I stop answering all calls unless I know who is calling, and I'm told even then to be cautious - to be sure the friend I'm talking to really is a friend.

* * *

My teaching assistant is withdrawn, and I wonder why. It turns out that her husband's brother has been killed. Her mother-in-law refuses to believe that he is dead. She is sure that he is being held hostage in Azerbaijan.

A leg bone, along with many other bones, will be found when the war ends, in a van he was hiding in as Azerbaijani soldiers had rushed the area in which he was fighting. DNA will identify him and show the 12 soldiers in the van were the victims of a pipe bomb.

When I try to post an update on Facebook with the word Azerbaijan, the post will disappear. I now write, “the country with whom we are at war,” when I write a post to let people know I'm OK.

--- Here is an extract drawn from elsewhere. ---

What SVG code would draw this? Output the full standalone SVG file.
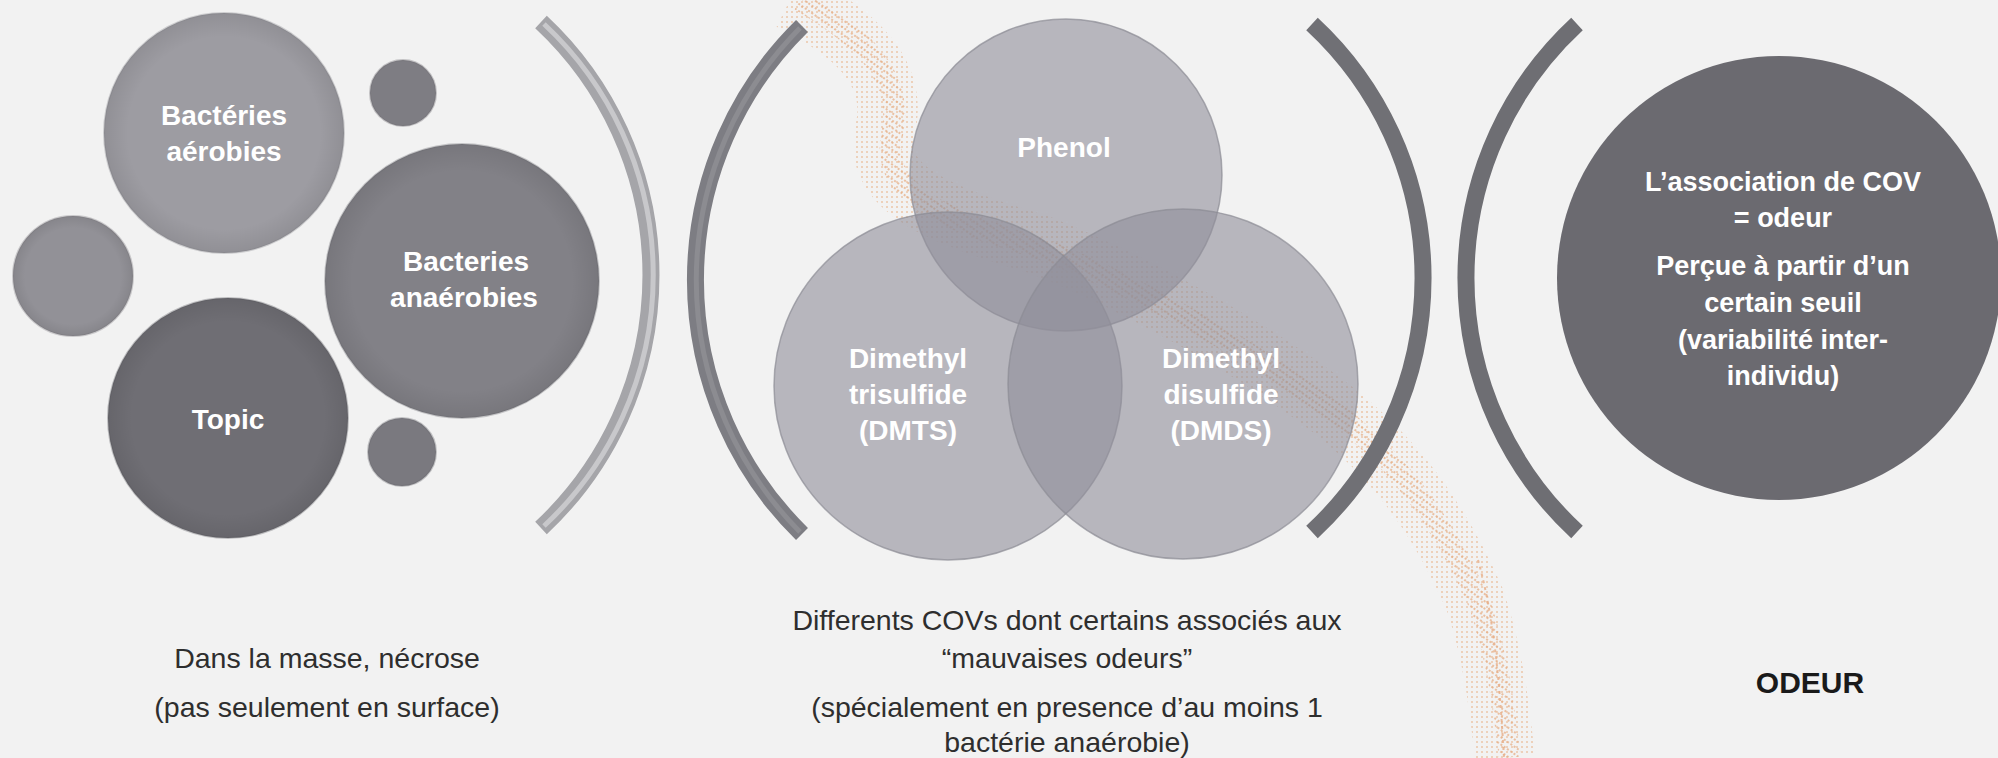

I start to receive daily messages from friends and family around the world, begging me to go home.

I resign my job on the last day of December.

* * *

It will take six weeks to be able to find a flight out because as soon as I schedule one, it gets cancelled. Only a few carriers will be willing to fly into the airport, even after it reopens. On Feb. 13, 2021, I will trade my go bag for luggage and fly home to the United States.

There will be an earthquake that day in Armenia, and as I drive with a friend down the city streets, we'll feel the rumble of the earth under our tires and watch people stream out of buildings onto the sidewalks.

I will feel this is the last bit of evidence to let me know I've made the right decision. My stomach will be in knots that evening until the plane takes off, hoping a stronger earthquake doesn't hit the city.

I will have trouble leaving the country. The school will be angry that I've resigned and will cancel all my paperwork. In the two weeks leading to my departure, a police officer will be at my door with a registered letter that says I'm considered an illegal alien.

I'll end up in the police station the night I fly out, will have to call a lawyer, and will be let out and back to the airport just moments before the flight departs. I will be double masked on that journey, hoping that I don't catch Covid along the way.

* * *

Yerevan never would be invaded during the war, which Armenia lost. Russia would broker a peace deal but manage to insert “peacekeepers” who would indefinitely allow tiny movements of Azerbaijani soldiers into Armenia, soldiers who would end up occupying more and more Armenian land.

A little piece of land that I bought - land on which I was going to build a house and retire - is now for sale.

Throughout this journey, Armenian friends continually asked me, “Where was Mother Russia? Why didn't she save us at the beginning of the war?”

It is difficult to be honest in my answer, which is that Putin is a game player. He doesn't care about Armenia or Armenians. He always hedges his bets.

Russia took everything from Armenia at the end of the Soviet era, and Armenia was once again established as its own country in September of 1991. Putin uses Armenia as a bargaining chip with Turkey and Azerbaijan.

Russia had already stripped Armenia of anything valuable when it became a country - all the gold, zinc, silver, and copper. There is nothing left for him to care about.

There is plenty for him to care about in Ukraine, once a breadbasket for the Soviet Union, a country still rich with natural resources and rich black soil for growing food.

* * *

I am not Armenian, and I write here only of my personal experiences living there. The situation in Ukraine is far different, and I do not profess to know all that the citizens of Ukraine are enduring.

My wish here is to give those who are privileged to live in North America, where we have not directly experienced war upon our land for 157 years, a taste of what it is like to experience a modern-day war.

Like Armenia, Ukraine shares a similar history of destruction by Russia. And one can be sure that all the same types of issues of modern warfare are at play there now as Ukrainians fight Russian soldiers in the streets.

Bless all Ukrainians. May they be more supported by the eyes and countries of the world than Armenia was during her time of need.